6 meditative Inspirationen für Yogalehrer*innen

Spätestens bei den Vorstellrunden der Teilnehmer*innen wurde vor Augen geführt, dass heutzutage Yoga kaum noch als Mittel gesehen wird, um Gedankenbewegungen zur Ruhe zu bringen (yogaś-citta-vṛtti-nirodhaḥ). Und wenige wissen, dass ursprünglich mit Asana ein stabiler und angenehmer Meditationssitz (sthira-sukham-āsanam) gemeint war. Das ist eigentlich nicht weiter verwunderlich, denn einerseits ist unser Lebensstil nicht mehr sehr körpergerecht und andererseits sind wir nun mal eine Vata-gestörte Gesellschaft, die zwischen Überaktivität (Rajas) und Erschöpfung (Tamas) rastlos hin und her pendelt. Viele haben verlernt, von Zeit zu Zeit bewusst innezuhalten und mit sich und der Welt in Frieden zu sein (Sattva).

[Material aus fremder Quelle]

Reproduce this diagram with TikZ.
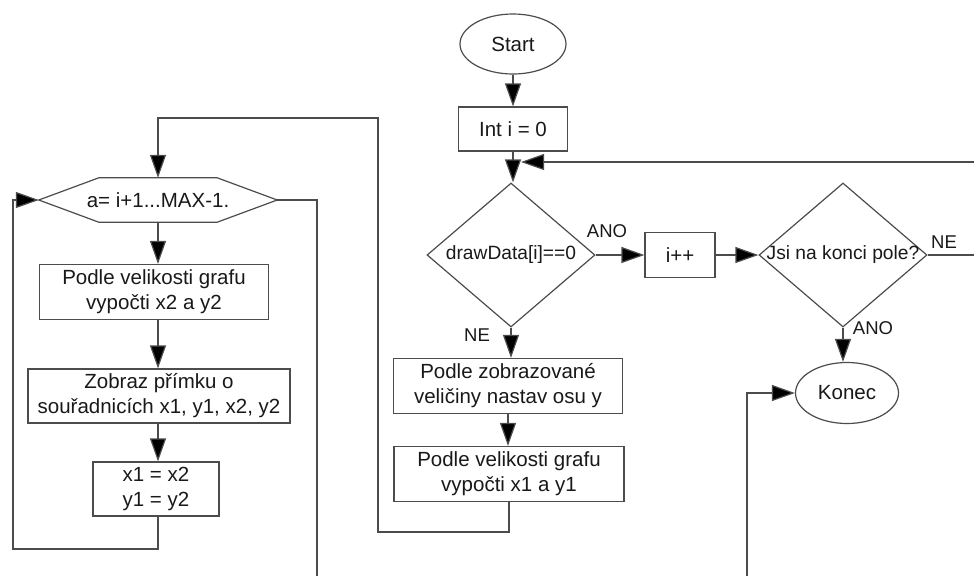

Mir ist es daher ein großes Bedürfnis, angehenden Yogalehrer*innen nicht nur Meditations-Übungen auf ihrem spirituellen Weg mitzugeben, sondern auch folgende 6 Punkte, die sie beachten sollten, um Yoga-Mythen und Trends zu hinterfragen:

1)    Meditation bedeutet Bewusstsein und Gelassenheit zu entfalten. Multitasking wird zum Solotasking reduziert und die Sensibilität für Stressursachen geschärft: deswegen lasse ich Schüler*innen, die oft schon einen stressigen und reizüberfluteten Alltag hinter sich haben, am Anfang einer Yogasession einfach mal in Ruhe ankommen und beschalle sie während des Unterrichts nicht zusätzlich mit Musik.

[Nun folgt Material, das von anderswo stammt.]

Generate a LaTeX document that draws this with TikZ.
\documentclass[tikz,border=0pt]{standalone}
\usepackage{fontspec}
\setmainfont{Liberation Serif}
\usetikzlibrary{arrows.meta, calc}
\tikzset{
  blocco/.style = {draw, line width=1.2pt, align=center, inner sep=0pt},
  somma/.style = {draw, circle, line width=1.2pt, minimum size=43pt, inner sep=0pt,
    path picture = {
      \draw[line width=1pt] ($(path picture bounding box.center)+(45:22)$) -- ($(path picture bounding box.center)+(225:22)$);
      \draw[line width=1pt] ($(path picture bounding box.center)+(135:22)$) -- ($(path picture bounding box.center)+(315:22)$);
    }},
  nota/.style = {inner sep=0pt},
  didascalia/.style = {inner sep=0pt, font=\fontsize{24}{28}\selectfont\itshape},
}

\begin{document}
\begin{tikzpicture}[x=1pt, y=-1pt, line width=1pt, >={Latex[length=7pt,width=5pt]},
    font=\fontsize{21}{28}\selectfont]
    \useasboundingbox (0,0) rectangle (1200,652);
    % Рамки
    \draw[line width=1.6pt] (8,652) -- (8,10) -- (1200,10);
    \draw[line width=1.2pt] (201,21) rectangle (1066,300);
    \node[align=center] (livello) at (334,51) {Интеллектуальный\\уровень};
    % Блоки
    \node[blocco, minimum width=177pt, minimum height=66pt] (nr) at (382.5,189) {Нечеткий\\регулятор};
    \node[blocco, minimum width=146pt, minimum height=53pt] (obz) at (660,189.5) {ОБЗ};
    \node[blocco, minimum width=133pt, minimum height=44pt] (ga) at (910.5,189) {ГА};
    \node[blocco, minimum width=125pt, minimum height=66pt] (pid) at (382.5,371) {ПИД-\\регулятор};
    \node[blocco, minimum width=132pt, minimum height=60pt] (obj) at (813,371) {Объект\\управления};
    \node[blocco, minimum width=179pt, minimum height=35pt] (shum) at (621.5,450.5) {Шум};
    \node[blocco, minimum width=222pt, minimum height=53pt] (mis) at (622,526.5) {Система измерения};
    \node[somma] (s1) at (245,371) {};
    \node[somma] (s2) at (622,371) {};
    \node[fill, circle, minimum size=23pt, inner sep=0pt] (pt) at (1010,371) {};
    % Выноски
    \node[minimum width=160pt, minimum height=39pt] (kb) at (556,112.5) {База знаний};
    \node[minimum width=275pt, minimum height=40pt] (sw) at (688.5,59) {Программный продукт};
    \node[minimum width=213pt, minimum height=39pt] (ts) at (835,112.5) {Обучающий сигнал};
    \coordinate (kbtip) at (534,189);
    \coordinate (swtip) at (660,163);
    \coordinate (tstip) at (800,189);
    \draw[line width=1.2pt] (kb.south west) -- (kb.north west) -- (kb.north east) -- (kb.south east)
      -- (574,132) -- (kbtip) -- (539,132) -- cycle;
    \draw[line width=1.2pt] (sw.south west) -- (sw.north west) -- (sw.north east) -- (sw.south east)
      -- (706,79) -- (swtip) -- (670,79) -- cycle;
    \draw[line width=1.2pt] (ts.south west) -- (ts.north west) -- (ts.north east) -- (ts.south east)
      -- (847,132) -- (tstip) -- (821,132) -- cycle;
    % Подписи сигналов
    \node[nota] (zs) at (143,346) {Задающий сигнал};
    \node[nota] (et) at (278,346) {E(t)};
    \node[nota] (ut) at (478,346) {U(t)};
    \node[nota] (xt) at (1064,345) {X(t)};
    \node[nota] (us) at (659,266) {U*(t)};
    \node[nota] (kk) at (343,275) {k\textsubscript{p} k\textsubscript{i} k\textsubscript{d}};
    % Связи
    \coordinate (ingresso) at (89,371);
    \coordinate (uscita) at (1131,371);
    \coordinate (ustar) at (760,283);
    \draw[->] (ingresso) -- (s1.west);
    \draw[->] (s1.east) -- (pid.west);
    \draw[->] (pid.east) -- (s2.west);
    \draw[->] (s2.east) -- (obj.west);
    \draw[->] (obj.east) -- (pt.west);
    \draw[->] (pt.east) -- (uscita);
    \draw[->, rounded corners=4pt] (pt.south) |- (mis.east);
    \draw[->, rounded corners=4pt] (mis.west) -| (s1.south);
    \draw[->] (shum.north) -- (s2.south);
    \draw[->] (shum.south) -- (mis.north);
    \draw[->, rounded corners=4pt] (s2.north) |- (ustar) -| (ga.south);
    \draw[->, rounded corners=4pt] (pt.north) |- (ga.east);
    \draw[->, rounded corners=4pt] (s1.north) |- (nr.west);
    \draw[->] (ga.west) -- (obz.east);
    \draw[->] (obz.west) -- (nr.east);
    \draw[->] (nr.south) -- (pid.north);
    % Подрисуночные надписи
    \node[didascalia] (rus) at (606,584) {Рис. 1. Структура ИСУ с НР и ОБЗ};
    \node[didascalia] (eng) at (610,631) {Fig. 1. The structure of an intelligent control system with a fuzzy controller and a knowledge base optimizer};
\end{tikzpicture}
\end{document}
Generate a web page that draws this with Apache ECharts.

2)    Authentizität und Bescheidenheit sind zwei weitere Qualitäten, die wir speziell durch die meditative Praxis entfalten. Ein Yogalehrer muss sich weder den Mantel eines Physiotherapeuten, noch den eines Psychologen anziehen. Yoga ist kein Allheilmittel und daher ist es verantwortungsvoll, problematische Themen den dafür ausgebildeten Profis zu überlassen. Übrigens sind auch Yogalehrer*innen, die u.a. nicht gelernt haben, durch Meditation ein inneres Gleichgewicht herzustellen,

3)    Durch die Meditation werden wir feinfühliger gegenüber unserem Dharma (Lebenssinn) und unseren tiefsten Herzenswünschen, die im Leben und im Yoga nicht unbedingt mit Tradition und Trends übereinstimmen.

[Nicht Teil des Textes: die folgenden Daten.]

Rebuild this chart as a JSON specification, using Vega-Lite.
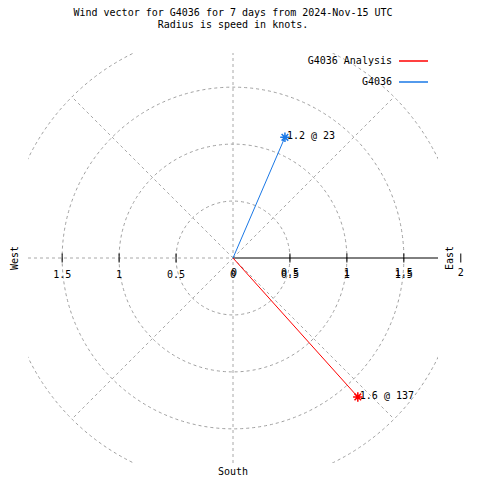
{
  "$schema": "https://vega.github.io/schema/vega-lite/v6.json",
  "width": 410,
  "height": 410,
  "autosize": {"type": "none"},
  "padding": {"left": 28, "top": 53, "right": 42, "bottom": 17},
  "background": "white",
  "config": {"view": {"stroke": null}, "font": "DejaVu Sans Mono"},
  "title": {
    "text": ["Wind vector for G4036 for 7 days from 2024-Nov-15 UTC", "Radius is speed in knots."],
    "font": "DejaVu Sans Mono",
    "fontSize": 10,
    "fontWeight": "normal",
    "color": "black",
    "lineHeight": 12,
    "anchor": "middle",
    "offset": 16
  },
  "datasets": {
    "circles": [{"r": 0.5, "cx": 0, "cy": 0}, {"r": 1, "cx": 0, "cy": 0}, {"r": 1.5, "cx": 0, "cy": 0}, {"r": 2, "cx": 0, "cy": 0}],
    "spokes": [
      {"x": 0, "y": 0, "x2": 1.414, "y2": 1.414},
      {"x": 0, "y": 0, "x2": -1.414, "y2": 1.414},
      {"x": 0, "y": 0, "x2": -1.414, "y2": -1.414},
      {"x": 0, "y": 0, "x2": 1.414, "y2": -1.414},
      {"x": 0, "y": -1.8, "x2": 0, "y2": 1.8},
      {"x": -1.8, "y": 0, "x2": 0, "y2": 0}
    ],
    "axisline": [{"x": 0, "y": 0, "x2": 1.8, "y2": 0}],
    "ticks": [{"v": -1.5, "y": 0}, {"v": -1, "y": 0}, {"v": -0.5, "y": 0}, {"v": 0.5, "y": 0}, {"v": 1, "y": 0}, {"v": 1.5, "y": 0}, {"v": 2, "y": 0}],
    "labelsA": [
      {"v": -1.5, "y": 0, "t": "1.5"}, {"v": -1, "y": 0, "t": "1"}, {"v": -0.5, "y": 0, "t": "0.5"}, {"v": 0, "y": 0, "t": "0"},
      {"v": 0.5, "y": 0, "t": "0.5"}, {"v": 1, "y": 0, "t": "1"}, {"v": 1.5, "y": 0, "t": "1.5"}
    ],
    "labelsB": [
      {"v": 0.01, "y": 0, "t": "0"}, {"v": 0.5, "y": 0, "t": "0.5"}, {"v": 1, "y": 0, "t": "1"}, {"v": 1.5, "y": 0, "t": "1.5"}, {"v": 2, "y": 0, "t": "2"}
    ],
    "vectors": [
      {"series": "G4036 Analysis", "speed": 1.6, "dir": 137, "x0": 0, "y0": 0, "ex": 1.096, "ey": -1.22, "label": "1.6 @ 137"},
      {"series": "G4036", "speed": 1.2, "dir": 23, "x0": 0, "y0": 0, "ex": 0.456, "ey": 1.06, "label": "1.2 @ 23"}
    ],
    "compassV": [{"t": "West", "x": -1.91, "y": 0}, {"t": "East", "x": 1.905, "y": 0}],
    "compassH": [{"t": "South", "x": 0, "y": -1.877}]
  },
  "layer": [
    {
      "data": {"name": "circles"},
      "mark": {"type": "point", "shape": "circle", "filled": false, "stroke": "#a0a0a0", "strokeWidth": 1, "strokeDash": [3, 3], "clip": true, "opacity": 1},
      "encoding": {
        "x": {"field": "cx", "type": "quantitative", "scale": {"domain": [-1.8, 1.8], "nice": false, "zero": false}, "axis": null},
        "y": {"field": "cy", "type": "quantitative", "scale": {"domain": [-1.8, 1.8], "nice": false, "zero": false}, "axis": null},
        "size": {"field": "r", "type": "quantitative", "scale": {"type": "pow", "exponent": 2, "domain": [0, 2], "range": [0, 207571]}, "legend": null}
      }
    },
    {
      "data": {"name": "spokes"},
      "mark": {"type": "rule", "stroke": "#a8a8a8", "strokeWidth": 1, "strokeDash": [3, 3], "clip": true},
      "encoding": {
        "x": {"field": "x", "type": "quantitative", "scale": {"domain": [-1.8, 1.8], "nice": false, "zero": false}, "axis": null},
        "y": {"field": "y", "type": "quantitative", "scale": {"domain": [-1.8, 1.8], "nice": false, "zero": false}, "axis": null},
        "x2": {"field": "x2"},
        "y2": {"field": "y2"}
      }
    },
    {
      "data": {"name": "axisline"},
      "mark": {"type": "rule", "stroke": "black", "strokeWidth": 1},
      "encoding": {
        "x": {"field": "x", "type": "quantitative", "scale": {"domain": [-1.8, 1.8], "nice": false, "zero": false}, "axis": null},
        "y": {"field": "y", "type": "quantitative", "scale": {"domain": [-1.8, 1.8], "nice": false, "zero": false}, "axis": null},
        "x2": {"field": "x2"},
        "y2": {"field": "y2"}
      }
    },
    {
      "data": {"name": "ticks"},
      "mark": {"type": "tick", "orient": "vertical", "color": "black", "thickness": 1, "size": 9, "clip": false, "opacity": 1},
      "encoding": {
        "x": {"field": "v", "type": "quantitative", "scale": {"domain": [-1.8, 1.8], "nice": false, "zero": false}, "axis": null},
        "y": {"field": "y", "type": "quantitative", "scale": {"domain": [-1.8, 1.8], "nice": false, "zero": false}, "axis": null}
      }
    },
    {
      "data": {"name": "labelsA"},
      "mark": {"type": "text", "font": "DejaVu Sans Mono", "fontSize": 10, "color": "black", "align": "center", "baseline": "middle", "dy": 17},
      "encoding": {
        "x": {"field": "v", "type": "quantitative", "scale": {"domain": [-1.8, 1.8], "nice": false, "zero": false}, "axis": null},
        "y": {"field": "y", "type": "quantitative", "scale": {"domain": [-1.8, 1.8], "nice": false, "zero": false}, "axis": null},
        "text": {"field": "t"}
      }
    },
    {
      "data": {"name": "labelsB"},
      "mark": {"type": "text", "font": "DejaVu Sans Mono", "fontSize": 10, "color": "black", "align": "center", "baseline": "middle", "dy": 14.5},
      "encoding": {
        "x": {"field": "v", "type": "quantitative", "scale": {"domain": [-1.8, 1.8], "nice": false, "zero": false}, "axis": null},
        "y": {"field": "y", "type": "quantitative", "scale": {"domain": [-1.8, 1.8], "nice": false, "zero": false}, "axis": null},
        "text": {"field": "t"}
      }
    },
    {
      "data": {"name": "vectors"},
      "mark": {"type": "rule", "strokeWidth": 1},
      "encoding": {
        "x": {"field": "x0", "type": "quantitative", "scale": {"domain": [-1.8, 1.8], "nice": false, "zero": false}, "axis": null},
        "y": {"field": "y0", "type": "quantitative", "scale": {"domain": [-1.8, 1.8], "nice": false, "zero": false}, "axis": null},
        "x2": {"field": "ex"},
        "y2": {"field": "ey"},
        "color": {
          "field": "series", "type": "nominal",
          "scale": {"domain": ["G4036 Analysis", "G4036"], "range": ["#ff0000", "#1a78e6"]},
          "legend": {
            "title": null, "orient": "none", "legendX": 370, "legendY": -7.5, "padding": 0,
            "symbolType": "stroke", "symbolSize": 841, "symbolStrokeWidth": 1.5,
            "labelAlign": "right", "labelOffset": -37, "labelFont": "DejaVu Sans Mono",
            "labelFontSize": 10, "labelColor": "black", "rowPadding": 0,
            "labelLimit": 300
          }
        }
      }
    },
    {
      "data": {"name": "vectors"},
      "mark": {"type": "point", "shape": "M-1,0L1,0M0,-1L0,1M-0.7,-0.7L0.7,0.7M-0.7,0.7L0.7,-0.7", "filled": false, "strokeWidth": 1.5, "size": 90, "opacity": 1},
      "encoding": {
        "x": {"field": "ex", "type": "quantitative", "scale": {"domain": [-1.8, 1.8], "nice": false, "zero": false}, "axis": null},
        "y": {"field": "ey", "type": "quantitative", "scale": {"domain": [-1.8, 1.8], "nice": false, "zero": false}, "axis": null},
        "color": {"field": "series", "type": "nominal", "legend": null}
      }
    },
    {
      "data": {"name": "vectors"},
      "mark": {"type": "text", "font": "DejaVu Sans Mono", "fontSize": 10, "color": "black", "align": "left", "baseline": "middle", "dx": 2, "dy": -1},
      "encoding": {
        "x": {"field": "ex", "type": "quantitative", "scale": {"domain": [-1.8, 1.8], "nice": false, "zero": false}, "axis": null},
        "y": {"field": "ey", "type": "quantitative", "scale": {"domain": [-1.8, 1.8], "nice": false, "zero": false}, "axis": null},
        "text": {"field": "label"}
      }
    },
    {
      "data": {"name": "compassV"},
      "mark": {"type": "text", "font": "DejaVu Sans Mono", "fontSize": 10, "color": "black", "align": "center", "baseline": "middle", "angle": 270},
      "encoding": {
        "x": {"field": "x", "type": "quantitative", "scale": {"domain": [-1.8, 1.8], "nice": false, "zero": false}, "axis": null},
        "y": {"field": "y", "type": "quantitative", "scale": {"domain": [-1.8, 1.8], "nice": false, "zero": false}, "axis": null},
        "text": {"field": "t"}
      }
    },
    {
      "data": {"name": "compassH"},
      "mark": {"type": "text", "font": "DejaVu Sans Mono", "fontSize": 10, "color": "black", "align": "center", "baseline": "middle"},
      "encoding": {
        "x": {"field": "x", "type": "quantitative", "scale": {"domain": [-1.8, 1.8], "nice": false, "zero": false}, "axis": null},
        "y": {"field": "y", "type": "quantitative", "scale": {"domain": [-1.8, 1.8], "nice": false, "zero": false}, "axis": null},
        "text": {"field": "t"}
      }
    }
  ]
}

4)    Die Gunas als meditativer Kompass für die Yogapraxis und fürs Leben sind ein so einfaches, geniales und zeitloses Tool der Veden für die Gegenwart. Jeder kann dadurch selber herausfinden, ob die Art, wie wir Yoga verstehen, umsetzen und unterrichten tatsächlich Tamas und Rajas reduziert und Sattva zur Entfaltung bringt.

5)    Da es zum Glück immer mehr Praktizierende gibt, die Meditation als unersetzlichen Bestandteil des Yoga sehen, kann es nur von Vorteil sein, wenn man sich als Yogalehrer*in diesbezüglich zumindest eine grundsätzliche Erfahrung aneignet.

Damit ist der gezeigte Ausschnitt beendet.